(Dataset entries)

━━━

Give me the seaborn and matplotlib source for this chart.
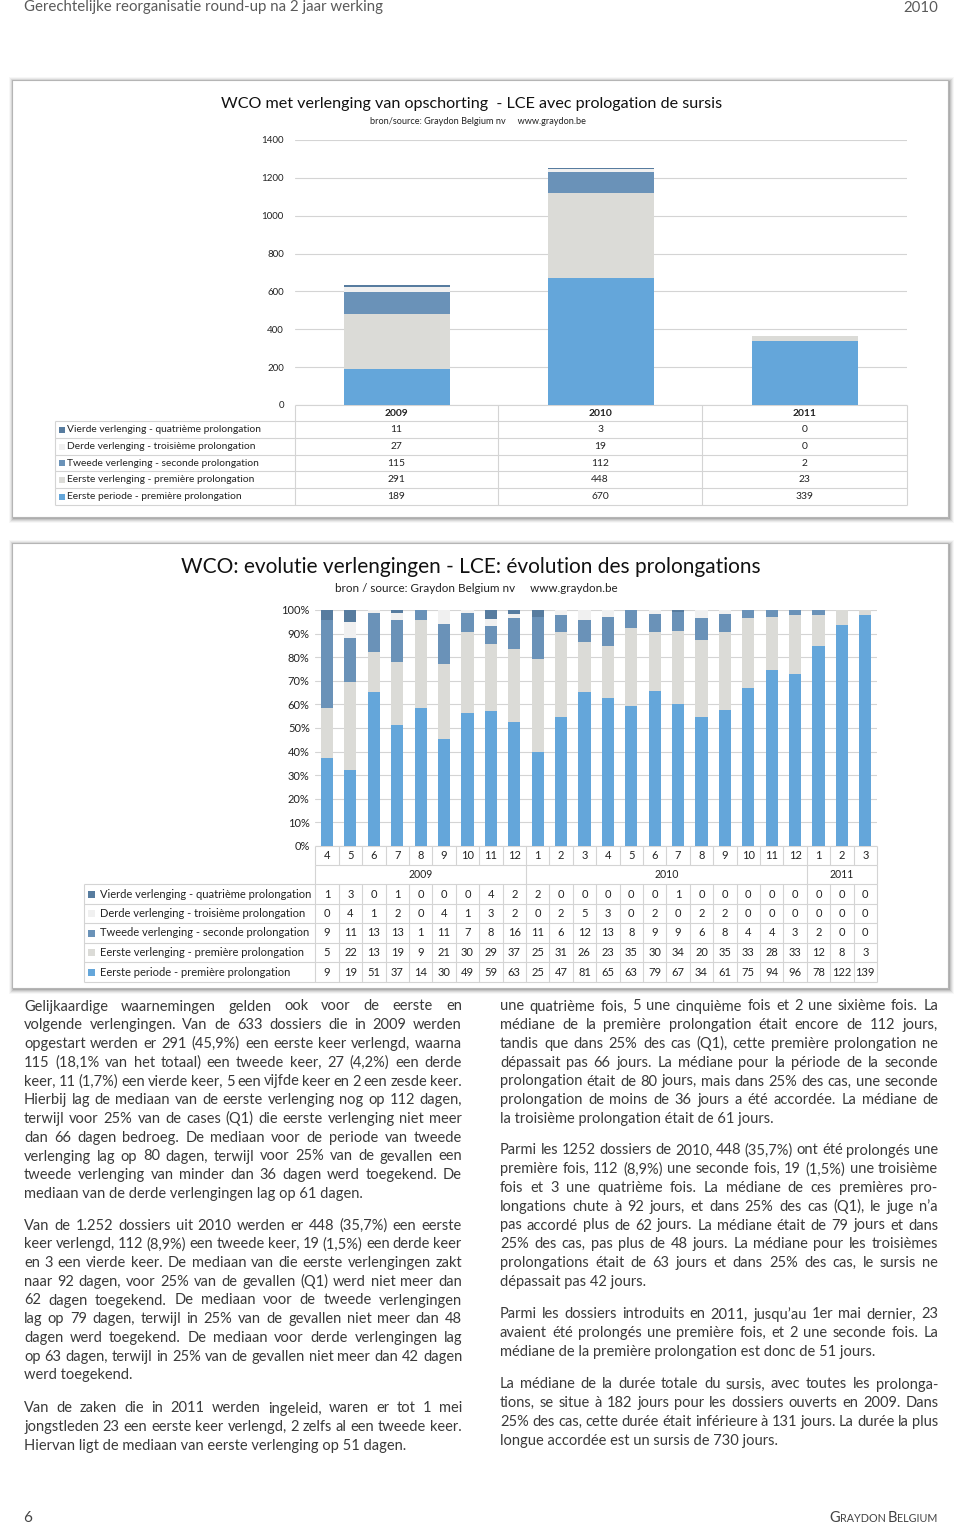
import matplotlib
matplotlib.use('Agg')
import matplotlib.pyplot as plt
import seaborn as sns
import numpy as np
import pandas as pd
from matplotlib.patches import Rectangle
from matplotlib import font_manager

# ---------------- data ----------------
series_labels = [
    "Eerste periode - première prolongation",
    "Eerste verlenging - première prolongation",
    "Tweede verlenging - seconde prolongation",
    "Derde verlenging - troisième prolongation",
    "Vierde verlenging - quatrième prolongation",
]
top_years = ["2009", "2010", "2011"]
top_eerste_periode = [189, 670, 339]
top_eerste_verlenging = [291, 448, 23]
top_tweede = [115, 112, 2]
top_derde = [27, 19, 0]
top_vierde = [11, 3, 0]

months = [4, 5, 6, 7, 8, 9, 10, 11, 12, 1, 2, 3, 4, 5, 6, 7, 8, 9, 10, 11, 12, 1, 2, 3]
month_years = ["2009"] * 9 + ["2010"] * 12 + ["2011"] * 3
m_eerste_periode = [9, 19, 51, 37, 14, 30, 49, 59, 63, 25, 47, 81, 65, 63, 79, 67, 34, 61, 75, 94, 96, 78, 122, 139]
m_eerste_verlenging = [5, 22, 13, 19, 9, 21, 30, 29, 37, 25, 31, 26, 23, 35, 30, 34, 20, 35, 33, 28, 33, 12, 8, 3]
m_tweede = [9, 11, 13, 13, 1, 11, 7, 8, 16, 11, 6, 12, 13, 8, 9, 9, 6, 8, 4, 4, 3, 2, 0, 0]
m_derde = [0, 4, 1, 2, 0, 4, 1, 3, 2, 0, 2, 5, 3, 0, 2, 0, 2, 2, 0, 0, 0, 0, 0, 0]
m_vierde = [1, 3, 0, 1, 0, 0, 0, 4, 2, 2, 0, 0, 0, 0, 0, 1, 0, 0, 0, 0, 0, 0, 0, 0]

header_left = "Gerechtelijke reorganisatie round-up na 2 jaar werking"
header_right = "2010"
title1 = "WCO met verlenging van opschorting  - LCE avec prologation de sursis"
sub1 = "bron/source: Graydon Belgium nv     www.graydon.be"
title2 = "WCO: evolutie verlengingen - LCE: évolution des prolongations"
sub2 = "bron / source: Graydon Belgium nv     www.graydon.be"

left_paragraphs = [
    ["Gelijkaardige waarnemingen gelden ook voor de eerste en",
     "volgende verlengingen. Van de 633 dossiers die in 2009 werden",
     "opgestart werden er 291 (45,9%) een eerste keer verlengd, waarna",
     "115 (18,1% van het totaal) een tweede keer, 27 (4,2%) een derde",
     "keer, 11 (1,7%) een vierde keer, 5 een vijfde keer en 2 een zesde keer.",
     "Hierbij lag de mediaan van de eerste verlenging nog op 112 dagen,",
     "terwijl voor 25% van de cases (Q1) die eerste verlenging niet meer",
     "dan 66 dagen bedroeg. De mediaan voor de periode van tweede",
     "verlenging lag op 80 dagen, terwijl voor 25% van de gevallen een",
     "tweede verlenging van minder dan 36 dagen werd toegekend. De",
     "mediaan van de derde verlengingen lag op 61 dagen."],
    ["Van de 1.252 dossiers uit 2010 werden er 448 (35,7%) een eerste",
     "keer verlengd, 112 (8,9%) een tweede keer, 19 (1,5%) een derde keer",
     "en 3 een vierde keer. De mediaan van die eerste verlengingen zakt",
     "naar 92 dagen, voor 25% van de gevallen (Q1) werd niet meer dan",
     "62 dagen toegekend. De mediaan voor de tweede verlengingen",
     "lag op 79 dagen, terwijl in 25% van de gevallen niet meer dan 48",
     "dagen werd toegekend. De mediaan voor derde verlengingen lag",
     "op 63 dagen, terwijl in 25% van de gevallen niet meer dan 42 dagen",
     "werd toegekend."],
    ["Van de zaken die in 2011 werden ingeleid, waren er tot 1 mei",
     "jongstleden 23 een eerste keer verlengd, 2 zelfs al een tweede keer.",
     "Hiervan ligt de mediaan van eerste verlenging op 51 dagen."],
]
right_paragraphs = [
    ["une quatrième fois, 5 une cinquième fois et 2 une sixième fois. La",
     "médiane de la première prolongation était encore de 112 jours,",
     "tandis que dans 25% des cas (Q1), cette première prolongation ne",
     "dépassait pas 66 jours. La médiane pour la période de la seconde",
     "prolongation était de 80 jours, mais dans 25% des cas, une seconde",
     "prolongation de moins de 36 jours a été accordée. La médiane de",
     "la troisième prolongation était de 61 jours."],
    ["Parmi les 1252 dossiers de 2010, 448 (35,7%) ont été prolongés une",
     "première fois, 112 (8,9%) une seconde fois, 19 (1,5%) une troisième",
     "fois et 3 une quatrième fois. La médiane de ces premières pro-",
     "longations chute à 92 jours, et dans 25% des cas (Q1), le juge n’a",
     "pas accordé plus de 62 jours. La médiane était de 79 jours et dans",
     "25% des cas, pas plus de 48 jours. La médiane pour les troisièmes",
     "prolongations était de 63 jours et dans 25% des cas, le sursis ne",
     "dépassait pas 42 jours."],
    ["Parmi les dossiers introduits en 2011, jusqu’au 1er mai dernier, 23",
     "avaient été prolongés une première fois, et 2 une seconde fois. La",
     "médiane de la première prolongation est donc de 51 jours."],
    ["La médiane de la durée totale du sursis, avec toutes les prolonga-",
     "tions, se situe à 182 jours pour les dossiers ouverts en 2009. Dans",
     "25% des cas, cette durée était inférieure à 131 jours. La durée la plus",
     "longue accordée est un sursis de 730 jours."],
]
left_par_y = [1006, 1225, 1408]
right_par_y = [1006, 1150, 1314, 1384]
page_number = "6"

# ---------------- style ----------------
sns.set_theme(style="white")
avail = {f.name for f in font_manager.fontManager.ttflist}
FONT = next((f for f in ["Lato", "Open Sans", "Noto Sans", "DejaVu Sans"] if f in avail), "DejaVu Sans")
plt.rcParams["font.family"] = [FONT, "DejaVu Sans"]

colors = ["#64A6DA", "#DBDBD7", "#6A92B8", "#F0F0F0", "#577C9F"]
GRID = "#D4D4D4"
TXT = "#3A3A3A"

W, H = 960, 1526
fig = plt.figure(figsize=(W / 100, H / 100), dpi=100)
fig.patch.set_facecolor("white")
page = fig.add_axes([0, 0, 1, 1])
page.set_xlim(0, W)
page.set_ylim(H, 0)
page.axis("off")
page.set_zorder(0)
renderer = fig.canvas.get_renderer()


def axes_px(x0, y0, x1, y1):
    ax = fig.add_axes([x0 / W, 1 - y1 / H, (x1 - x0) / W, (y1 - y0) / H])
    ax.set_zorder(2)
    ax.patch.set_visible(False)
    return ax


_cache = {}


def measure(s, **kw):
    key = (s, tuple(sorted(kw.items())))
    if key not in _cache:
        t = page.text(0, 0, s, fontsize=10, **kw)
        _cache[key] = t.get_window_extent(renderer).width
        t.remove()
    return _cache[key]


def fit_size(s, width, **kw):
    return 10 * width / measure(s, **kw)


def panel(x0, y0, x1, y1):
    for i, a in [(5, 0.03), (4, 0.05), (3, 0.07), (2, 0.09), (1, 0.12)]:
        page.add_patch(Rectangle((x0 - i + 1.5, y0 - i + 1.5), (x1 - x0) + 2 * i - 1, (y1 - y0) + 2 * i - 1,
                                 facecolor="black", alpha=a, edgecolor="none", zorder=0))
    page.add_patch(Rectangle((x0, y0), x1 - x0, y1 - y0, facecolor="white", edgecolor="#B5B5B5", lw=0.8, zorder=1))


def hline(y, x0, x1):
    page.plot([x0, x1], [y, y], color=GRID, lw=0.8, zorder=3, solid_capstyle="butt")


def vline(x, y0, y1):
    page.plot([x, x], [y0, y1], color=GRID, lw=0.8, zorder=3, solid_capstyle="butt")


def stacked(ax, keys, layers, width):
    cum = np.cumsum(np.array(layers, dtype=float), axis=0)
    for k in range(len(layers) - 1, -1, -1):
        df = pd.DataFrame({"cat": keys, "val": cum[k]})
        sns.barplot(data=df, x="cat", y="val", order=keys, color=colors[k], saturation=1,
                    width=width, errorbar=None, linewidth=0, ax=ax)
    ax.set_xlabel("")
    ax.set_ylabel("")
    ax.set_xticks([])
    for sp in ax.spines.values():
        sp.set_visible(False)
    ax.set_axisbelow(True)
    ax.yaxis.grid(True, color=GRID, lw=0.8)
    ax.tick_params(axis="y", length=0, colors="#222222")


# ---------------- header ----------------
hs = fit_size(header_left, 360)
page.text(24, 11.5, header_left, fontsize=hs, color="#5A5A5A", va="baseline", ha="left")
page.text(938, 11.5, header_right, fontsize=hs, color="#5A5A5A", va="baseline", ha="right")

# ---------------- panel 1 ----------------
panel(12, 80, 948, 517)
page.text(472, 104, title1, fontsize=fit_size(title1, 501), color="#111111", ha="center", va="center", zorder=4)
page.text(478, 121, sub1, fontsize=fit_size(sub1, 215), color="#222222", ha="center", va="center", zorder=4)

ax1 = axes_px(295, 140, 907, 405)
stacked(ax1, top_years, [top_eerste_periode, top_eerste_verlenging, top_tweede, top_derde, top_vierde], 0.515)
ax1.set_ylim(0, 1400)
ax1.set_xlim(-0.5, 2.5)
ax1.set_yticks(range(0, 1401, 200))
ax1.set_yticklabels([str(v) for v in range(0, 1401, 200)], fontsize=7)
ax1.tick_params(axis="y", pad=8)

# table 1
t1_cols = [295, 498, 702, 907]
t1_rows = [405, 421, 438, 455, 471, 488, 505]
lab_size1 = fit_size(series_labels[4], 195)
hline(405, 295, 907)
for y in t1_rows[1:]:
    hline(y, 55, 907)
vline(55, 421, 505)
for x in t1_cols:
    vline(x, 405, 505)
for j, yr in enumerate(top_years):
    page.text((t1_cols[j] + t1_cols[j + 1]) / 2, 413.5, yr, fontsize=lab_size1, fontweight="bold",
              ha="center", va="center", color="#222222", zorder=4)
top_layers = [top_eerste_periode, top_eerste_verlenging, top_tweede, top_derde, top_vierde]
for r, k in enumerate([4, 3, 2, 1, 0]):
    yc = (t1_rows[r + 1] + t1_rows[r + 2]) / 2
    page.add_patch(Rectangle((58.5, yc - 3), 6, 6, facecolor=colors[k], edgecolor="none", zorder=4))
    page.text(67, yc, series_labels[k], fontsize=lab_size1, ha="left", va="center", color="#222222", zorder=4)
    for j in range(3):
        page.text((t1_cols[j] + t1_cols[j + 1]) / 2, yc, str(top_layers[k][j]), fontsize=lab_size1,
                  ha="center", va="center", color="#222222", zorder=4)

# ---------------- panel 2 ----------------
panel(12, 543, 948, 988)
page.text(471, 567, title2, fontsize=fit_size(title2, 579), color="#111111", ha="center", va="center", zorder=4)
page.text(476, 588, sub2, fontsize=fit_size(sub2, 281), color="#222222", ha="center", va="center", zorder=4)

X2L, X2R = 315.3, 877.0
n = len(months)
cw = (X2R - X2L) / n
keys = [f"{y}-{m}" for y, m in zip(month_years, months)]
layers2 = np.array([m_eerste_periode, m_eerste_verlenging, m_tweede, m_derde, m_vierde], dtype=float)
pct = layers2 / layers2.sum(axis=0) * 100

ax2 = axes_px(X2L, 610, X2R, 846)
stacked(ax2, keys, list(pct), 0.52)
ax2.set_ylim(0, 100)
ax2.set_xlim(-0.5, n - 0.5)
ax2.set_yticks(range(0, 101, 10))
ax2.set_yticklabels([f"{v}%" for v in range(0, 101, 10)], fontsize=8)
ax2.tick_params(axis="y", pad=4)

# table 2
lab_size2 = fit_size(series_labels[4], 210)
bounds = [X2L + i * cw for i in range(n + 1)]
r2 = [846, 865, 884, 904, 923, 943, 962, 982]
hline(846, X2L, X2R)
hline(865, X2L, X2R)
for y in r2[2:]:
    hline(y, 84, X2R)
vline(84, 884, 982)
for x in bounds:
    vline(x, 846, 865)
    vline(x, 884, 982)
year_bounds = [0, 9, 21, 24]
for b in year_bounds:
    vline(bounds[b], 865, 884)
for i, m in enumerate(months):
    page.text(bounds[i] + cw / 2, 855.5, str(m), fontsize=lab_size2, ha="center", va="center", color="#222222", zorder=4)
for j, yr in enumerate(["2009", "2010", "2011"]):
    xc = (bounds[year_bounds[j]] + bounds[year_bounds[j + 1]]) / 2
    page.text(xc, 874.5, yr, fontsize=lab_size2 * 0.95, ha="center", va="center", color="#222222", zorder=4)
for r, k in enumerate([4, 3, 2, 1, 0]):
    yc = (r2[r + 2] + r2[r + 3]) / 2
    page.add_patch(Rectangle((88, yc - 3.5), 7, 7, facecolor=colors[k], edgecolor="none", zorder=4))
    page.text(100, yc, series_labels[k], fontsize=lab_size2, ha="left", va="center", color="#222222", zorder=4)
    for i in range(n):
        page.text(bounds[i] + cw / 2, yc, str(int(layers2[k][i])), fontsize=lab_size2,
                  ha="center", va="center", color="#222222", zorder=4)

# ---------------- body text (justified) ----------------
LINE = 18.75
COLW = 438
MIN_GAP = 2.8


def words_width(line):
    return sum(measure(w) for w in line.split())


fits = []
for pars in (left_paragraphs, right_paragraphs):
    for par in pars:
        for line in par[:-1]:
            nw = len(line.split())
            fits.append(10 * (COLW - (nw - 1) * MIN_GAP) / words_width(line))
BODY = min(10.8, min(fits))


def draw_column(pars, ys, x0):
    for par, y0 in zip(pars, ys):
        for i, line in enumerate(par):
            yb = y0 + i * LINE + 4.5
            if i == len(par) - 1:
                page.text(x0, yb, line, fontsize=BODY, ha="left", va="baseline", color=TXT, zorder=4)
                continue
            ws = line.split()
            widths = [measure(w) * BODY / 10 for w in ws]
            gap = (COLW - sum(widths)) / (len(ws) - 1)
            x = x0
            for w, wd in zip(ws, widths):
                page.text(x, yb, w, fontsize=BODY, ha="left", va="baseline", color=TXT, zorder=4)
                x += wd + gap


draw_column(left_paragraphs, left_par_y, 24)
draw_column(right_paragraphs, right_par_y, 500)

# ---------------- footer ----------------
page.text(23, 1522, page_number, fontsize=11, ha="left", va="baseline", color="#444444")
pieces = [("G", 10), ("RAYDON ", 7.3), ("B", 10), ("ELGIUM", 7.3)]
tot = sum(measure(p) * s / 10 for p, s in pieces)
scale = 108 / tot
x = 937 - 108
for p, s in pieces:
    page.text(x, 1522, p, fontsize=s * scale, ha="left", va="baseline", color="#444444")
    x += measure(p) * s * scale / 10

fig.savefig("out.png", dpi=100, facecolor="white")
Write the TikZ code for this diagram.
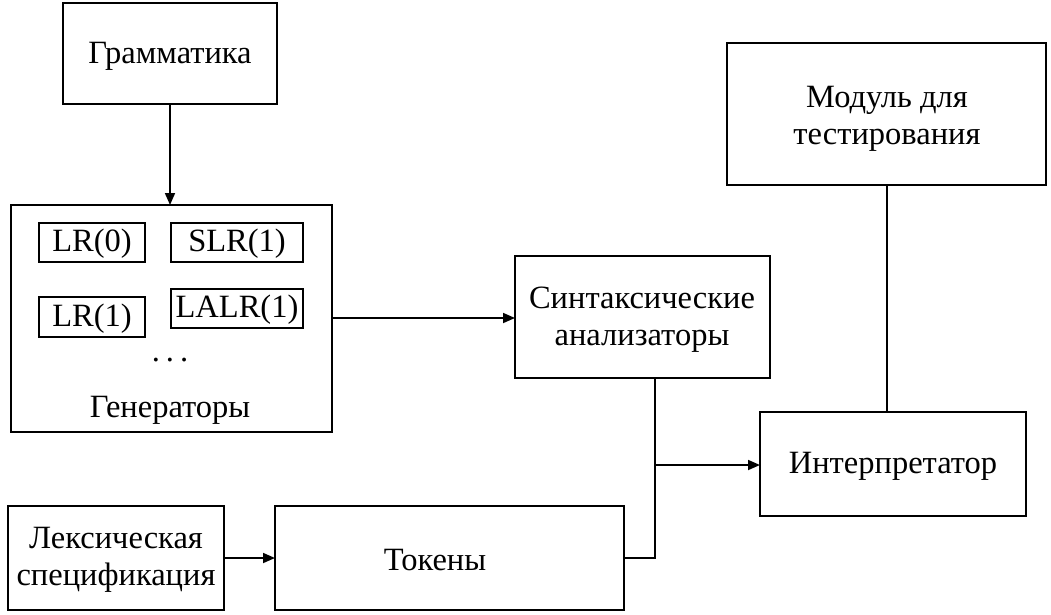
\documentclass[tikz,border=0pt]{standalone}
\usepackage{fontspec}
\setmainfont{Liberation Serif}
\usetikzlibrary{arrows.meta}
\begin{document}
\begin{tikzpicture}[x=1pt,y=-1pt,
  box/.style={draw,line width=1.7pt,inner sep=0pt},
  lbl/.style={font=\fontsize{32.5}{37}\selectfont,align=center},
  conn/.style={line width=1.7pt},
  arr/.style={conn,-{Triangle[length=12pt,width=10pt]}}]
\useasboundingbox (0,0) rectangle (1051,614);
% main boxes
\draw[box] (63,3) rectangle (277,104);
\node[lbl] (gram) at (170,56) {Грамматика};
\coordinate (gramS) at (170,104);
\draw[box] (11,205) rectangle (332,432);
\coordinate (genN) at (170,205);
\coordinate (genE) at (332,318);
\draw[box] (39,223) rectangle (145,262);
\node[lbl] (lr0) at (92,244) {LR(0)};
\draw[box] (171,223) rectangle (303,262);
\node[lbl] (slr) at (237,244) {SLR(1)};
\draw[box] (39,297) rectangle (145,337);
\node[lbl] (lr1) at (92,319) {LR(1)};
\draw[box] (171,289) rectangle (303,328);
\node[lbl] (lalr) at (237,310) {LALR(1)};
\node[lbl] (dots) at (170,360) {.\hspace{6pt}.\hspace{6pt}.};
\node[lbl] (gen) at (170,410) {Генераторы};
\draw[box] (515,256) rectangle (770,378);
\node[lbl] (synt) at (642,320) {Синтаксические\\анализаторы};
\coordinate (syntW) at (515,318);
\coordinate (syntS) at (655,378);
\draw[box] (727,43) rectangle (1046,185);
\node[lbl] (mod) at (887,119) {Модуль для\\тестирования};
\coordinate (modS) at (887,185);
\draw[box] (760,412) rectangle (1026,516);
\node[lbl] (interp) at (893,466) {Интерпретатор};
\coordinate (intN) at (887,412);
\coordinate (intW) at (760,465);
\draw[box] (8,506) rectangle (224,610);
\node[lbl] (lex) at (116,560) {Лексическая\\спецификация};
\coordinate (lexE) at (224,558);
\draw[box] (275,506) rectangle (624,610);
\node[lbl] (tok) at (435,560) {Токены};
\coordinate (tokW) at (275,558);
\coordinate (tokE) at (624,558);
\coordinate (jn) at (655,465);
% connectors
\draw[arr] (gramS) -- (genN);
\draw[arr] (genE) -- (syntW);
\draw[conn] (modS) -- (intN);
\draw[conn] (tokE) -| (syntS);
\draw[arr] (jn) -- (intW);
\draw[arr] (lexE) -- (tokW);
\end{tikzpicture}
\end{document}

━━━

INSTRUCTION:
Leave out any pictures, please, and quote only the lines from the top of the data through the line that contains "top_vierde = [11, 3, 0]".

TASK ANSWER:
Give me the seaborn and matplotlib source for this chart.
import matplotlib
matplotlib.use('Agg')
import matplotlib.pyplot as plt
import seaborn as sns
import numpy as np
import pandas as pd
from matplotlib.patches import Rectangle
from matplotlib import font_manager

# ---------------- data ----------------
series_labels = [
    "Eerste periode - première prolongation",
    "Eerste verlenging - première prolongation",
    "Tweede verlenging - seconde prolongation",
    "Derde verlenging - troisième prolongation",
    "Vierde verlenging - quatrième prolongation",
]
top_years = ["2009", "2010", "2011"]
top_eerste_periode = [189, 670, 339]
top_eerste_verlenging = [291, 448, 23]
top_tweede = [115, 112, 2]
top_derde = [27, 19, 0]
top_vierde = [11, 3, 0]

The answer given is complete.